I’m talking about the nature of effort itself. We can try to squeeze every drop of our comeuppance from the effort we put in, but effort is not a consistently exchanged commodity, and therein lies the danger in tying expectations to it.
If effort was uniformly rewarded, the hardest working sports team would always win, the person who stayed late would always get the raises, and the girl would always orgasm for doing that freaky sexy thang with her hips.
The world would simply reward those who deserved it and be objectively “fair.”
We’ve all heard people say “life isn’t fair,” though, and it’s typically being said in one of two scenarios:
- A parent explaining to a child that even though Timmy’s parents got him a Sega Genesis, he wouldn’t be getting one. Further, he shouldn’t be upset when things like this happen because life isn’t always fair.
- That same parent complaining to his wife that Greg got the promotion that should have been his, and because of that, life isn’t fair.
The running theme is thinking that we should be owed something for our efforts. This happens when we compare our expected rewards with how other people are rewarded. The child in the example above didn’t put in any effort to warrant a Sega Genesis from his parents, but neither did Timmy. The parent allegedly put in more effort than Greg at work, but didn’t get the promotion.
Effort never has been, and never will be, consistently valued, yet over time we’ve bastardized “effort” to be correlated with whether life is or isn’t fair.
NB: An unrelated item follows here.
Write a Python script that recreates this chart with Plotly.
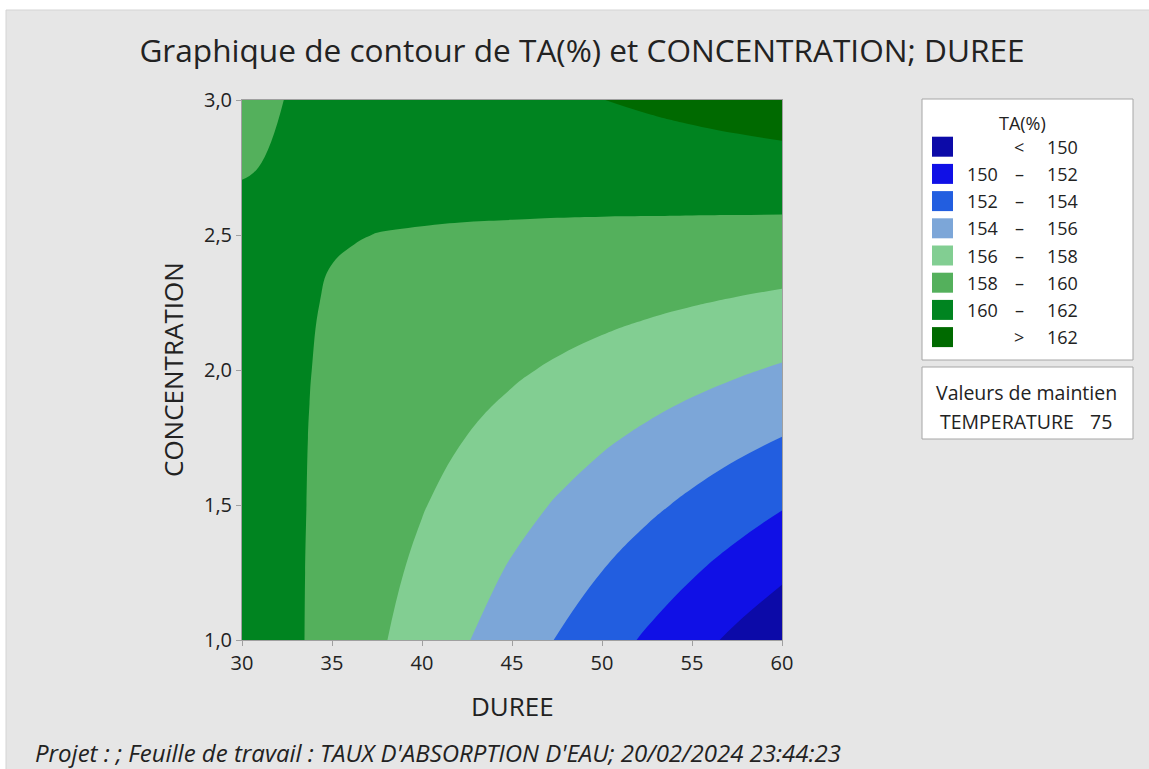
import plotly.graph_objects as go

# Grille lue sur le graphique Minitab (DUREE en x, CONCENTRATION en y),
# resserrée autour du col de la surface (vers DUREE 33-37, CONCENTRATION 2,4-2,6)
duree = [30, 32.5, 33.75, 35, 36.25, 37.5, 40, 42.5, 45, 47.5, 50, 52.5, 55, 57.5, 60]
concentration = [1.0, 1.25, 1.5, 1.75, 2.0, 2.25, 2.375, 2.5, 2.625, 2.75, 3.0]

# TA(%) estimé sur la grille, une ligne par niveau de concentration
ta_c1000 = [161.50, 160.42, 159.88, 159.33, 158.79, 158.25, 157.17, 156.08, 155.00, 153.92, 152.83, 151.75, 150.67, 149.58, 148.50]
ta_c1250 = [161.28, 160.37, 159.91, 159.45, 159.00, 158.54, 157.63, 156.72, 155.80, 154.89, 153.98, 153.06, 152.15, 151.24, 150.33]
ta_c1500 = [161.06, 160.32, 159.95, 159.58, 159.20, 158.83, 158.09, 157.35, 156.61, 155.86, 155.12, 154.38, 153.64, 152.89, 152.15]
ta_c1750 = [160.84, 160.27, 159.98, 159.70, 159.41, 159.12, 158.55, 157.98, 157.41, 156.84, 156.26, 155.69, 155.12, 154.55, 153.98]
ta_c2000 = [160.62, 160.22, 160.02, 159.82, 159.62, 159.42, 159.01, 158.61, 158.21, 157.81, 157.41, 157.01, 156.60, 156.20, 155.80]
ta_c2250 = [160.40, 160.17, 160.05, 159.94, 159.82, 159.71, 159.48, 159.24, 159.01, 158.78, 158.55, 158.32, 158.09, 157.86, 157.63]
ta_c2375 = [160.29, 160.14, 160.07, 159.99, 159.92, 159.85, 159.71, 159.56, 159.41, 159.27, 159.12, 158.98, 158.83, 158.68, 158.54]
ta_c2500 = [160.18, 160.12, 160.09, 160.06, 160.03, 159.99, 159.94, 159.88, 159.82, 159.75, 159.69, 159.63, 159.57, 159.51, 159.45]
ta_c2625 = [160.07, 160.09, 160.11, 160.12, 160.13, 160.14, 160.17, 160.19, 160.22, 160.24, 160.26, 160.29, 160.31, 160.34, 160.36]
ta_c2750 = [159.96, 160.07, 160.12, 160.18, 160.23, 160.29, 160.40, 160.51, 160.62, 160.73, 160.84, 160.95, 161.06, 161.17, 161.28]
ta_c3000 = [159.74, 160.02, 160.16, 160.30, 160.44, 160.58, 160.86, 161.14, 161.42, 161.70, 161.98, 162.26, 162.54, 162.82, 163.10]

# Classes de contour (légende) et couleurs
bornes = [150, 152, 154, 156, 158, 160, 162]
couleurs = ["#0c0aa8", "#1010e6", "#225ee0", "#7ca6d8", "#82ce92", "#54b05c", "#008420", "#006a00"]

x_ticks = [30, 35, 40, 45, 50, 55, 60]
y_ticks = [1.0, 1.5, 2.0, 2.5, 3.0]

W, H = 1149, 769
L, T, PW, PH = 242, 100, 540, 540
FONT = "Open Sans"
TXT = "#222222"
LEG = 18


def px(x):
    # pixel horizontal -> coordonnée paper
    return (x - L) / PW


def py(y):
    # pixel vertical -> coordonnée paper
    return (T + PH - y) / PH


z = [ta_c1000, ta_c1250, ta_c1500, ta_c1750, ta_c2000, ta_c2250,
     ta_c2375, ta_c2500, ta_c2625, ta_c2750, ta_c3000]
n = len(couleurs) - 1

fig = go.Figure(go.Contour(
    x=duree,
    y=concentration,
    z=z,
    autocontour=False,
    contours=dict(start=bornes[0], end=bornes[-1], size=2, coloring="fill", showlines=False),
    colorscale=[[i / n, c] for i, c in enumerate(couleurs)],
    line=dict(width=0, smoothing=1.3),
    showscale=False,
    hovertemplate="DUREE %{x}<br>CONCENTRATION %{y}<br>TA(%) %{z:.1f}<extra></extra>",
))

shapes = [
    # bandes blanches autour du fond gris
    dict(type="rect", xref="paper", yref="paper", x0=px(0), x1=px(W), y0=py(10), y1=py(0),
         fillcolor="white", line=dict(width=0), layer="below"),
    dict(type="rect", xref="paper", yref="paper", x0=px(0), x1=px(6), y0=py(H), y1=py(0),
         fillcolor="white", line=dict(width=0), layer="below"),
    dict(type="line", xref="paper", yref="paper", x0=px(6), x1=px(W), y0=py(10), y1=py(10),
         line=dict(color="#d4d4d4", width=1), layer="below"),
    dict(type="line", xref="paper", yref="paper", x0=px(6), x1=px(6), y0=py(10), y1=py(H),
         line=dict(color="#d4d4d4", width=1), layer="below"),
    # cadres de la légende
    dict(type="rect", xref="paper", yref="paper", x0=px(922), x1=px(1133), y0=py(360), y1=py(99),
         fillcolor="white", line=dict(color="#a6a6a6", width=1)),
    dict(type="rect", xref="paper", yref="paper", x0=px(922), x1=px(1133), y0=py(439), y1=py(367),
         fillcolor="white", line=dict(color="#a6a6a6", width=1)),
]

annotations = [
    dict(text="CONCENTRATION", x=px(173), y=py(370), textangle=-90, font=dict(size=26)),
    dict(text="DUREE", x=px(512), y=py(706), font=dict(size=26)),
    dict(text="<i>Projet : ; Feuille de travail : TAUX D'ABSORPTION D'EAU; 20/02/2024 23:44:23</i>",
         x=px(33), y=py(752), xanchor="left", font=dict(size=24)),
    dict(text="TA(%)", x=px(1022), y=py(123), font=dict(size=LEG)),
    dict(text="Valeurs de maintien", x=px(1026), y=py(393), font=dict(size=19.5)),
    dict(text="TEMPERATURE", x=px(938), y=py(421), xanchor="left", font=dict(size=19.5)),
    dict(text="75", x=px(1114), y=py(421), xanchor="right", font=dict(size=19.5)),
]

# lignes de la légende : < 150, 150 – 152, ..., > 162
for i, c in enumerate(couleurs):
    yc = 146.7 + 27.2 * i
    shapes.append(dict(type="rect", xref="paper", yref="paper",
                       x0=px(932), x1=px(953), y0=py(yc + 10), y1=py(yc - 10),
                       fillcolor=c, line=dict(width=0)))
    if i == 0:
        gauche, signe, droite = "", "<", str(bornes[0])
    elif i == n:
        gauche, signe, droite = "", ">", str(bornes[-1])
    else:
        gauche, signe, droite = str(bornes[i - 1]), "–", str(bornes[i])
    if gauche:
        annotations.append(dict(text=gauche, x=px(1000), y=py(yc), xanchor="right",
                                font=dict(size=LEG)))
    annotations.append(dict(text=signe, x=px(1019), y=py(yc), font=dict(size=LEG)))
    annotations.append(dict(text=droite, x=px(1045), y=py(yc), xanchor="left",
                            font=dict(size=LEG)))

for a in annotations:
    a.setdefault("xanchor", "center")
    a.update(xref="paper", yref="paper", yanchor="middle", showarrow=False)
    a["font"].update(family=FONT, color=TXT)

axe = dict(showgrid=False, zeroline=False, showline=True, linecolor="#a0a0a0", linewidth=1,
           mirror=True, ticks="outside", ticklen=5, tickcolor="#a0a0a0",
           tickfont=dict(size=20, color=TXT))

fig.update_layout(
    width=W, height=H,
    margin=dict(l=L, r=W - L - PW, t=T, b=H - T - PH),
    paper_bgcolor="#e6e6e6",
    plot_bgcolor="white",
    font=dict(family=FONT, color=TXT),
    separators=", ",
    title=dict(text="Graphique de contour de TA(%) et CONCENTRATION; DUREE",
               x=582 / W, xanchor="center", xref="container",
               y=1 - 51 / H, yanchor="middle", yref="container",
               font=dict(size=31.6, color=TXT)),
    xaxis=dict(axe, range=[30, 60], tickvals=x_ticks),
    yaxis=dict(axe, range=[1, 3], tickvals=y_ticks, tickformat=".1f"),
    shapes=shapes,
    annotations=annotations,
    showlegend=False,
)

# la page est photographiée sans marge autour du graphique
fig.write_html("out.html", config={"displayModeBar": False},
               post_script="document.body.style.margin = '0';")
I’ll note that effort is typically required for compensation. Marrying an old wrinkly rich man or woman might seem like a work around, but typically this scenario yields a certain type of fruit (big ass houses) while requiring exceptional effort (sexing old people). Anna Nicole Smith married a billionaire and many thought her road to riches wasn’t fair compared to the road they had to travel to mediocrity.
In fact her road was probably hard…then soft, then hard again, then soft again, and then followed by a shame shower.
Studying for an exam only means that you’ll hopefully be rewarded more than had you not. It doesn’t mean you’ll score better than Michelle who didn’t study at all. Michelle is smart as fuck.
If we can stop valuing our effort based on a comparison of our peers, we can start valuing our effort for the effort itself. Fittingly, it’ll take effort to change this mentality, but maybe we can squeeze more out of ourselves as a result.
The world may or may not be waiting to reward us for our efforts, and that will always have to be enough to try.